Brian Hall says that prisoners should be allowed lawyers for disciplinary hearings

Austin Chiu

A prisoner is seeking court permission to lodge the first constitutional challenge to the prison service's policy of denying inmates a lawyer in disciplinary proceedings.

Lawyers for Brian Hall, serving 18 years for trafficking cocaine, said he had faced a total of 85 disciplinary hearings, and had requested legal representation for those he faced since 2009 but had never been allowed it.

Hall is seeking to mount a judicial review based on what he says is the Correctional Services Department's violation of article 11 of the Hong Kong Bill of Rights because his liberty and fundamental rights are at stake.

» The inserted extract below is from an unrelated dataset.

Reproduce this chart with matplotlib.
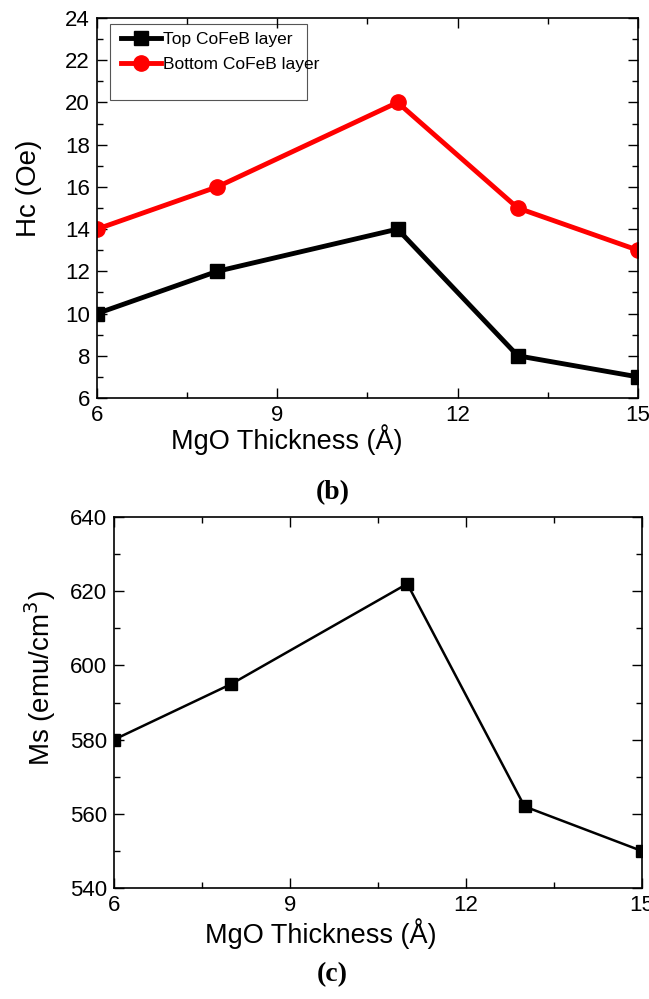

It follows a Court of Final Appeal ruling in 2009 that denying police officers legal representation in disciplinary proceedings was unconstitutional.

Gerard McCoy SC, for Hall, said the court in England found that when prisoners' liberty was in jeopardy, they must be given independent legal representation. "This case has not arisen before under Hong Kong law," he said. "The applicant has a right to a legal representative in each of the disciplinary hearings in which his liberty is in jeopardy."

Hall, known for his numerous lawsuits and ruled a "vexatious litigant" in 2008, is asking the Court of First Instance for permission to file the application for a judicial review.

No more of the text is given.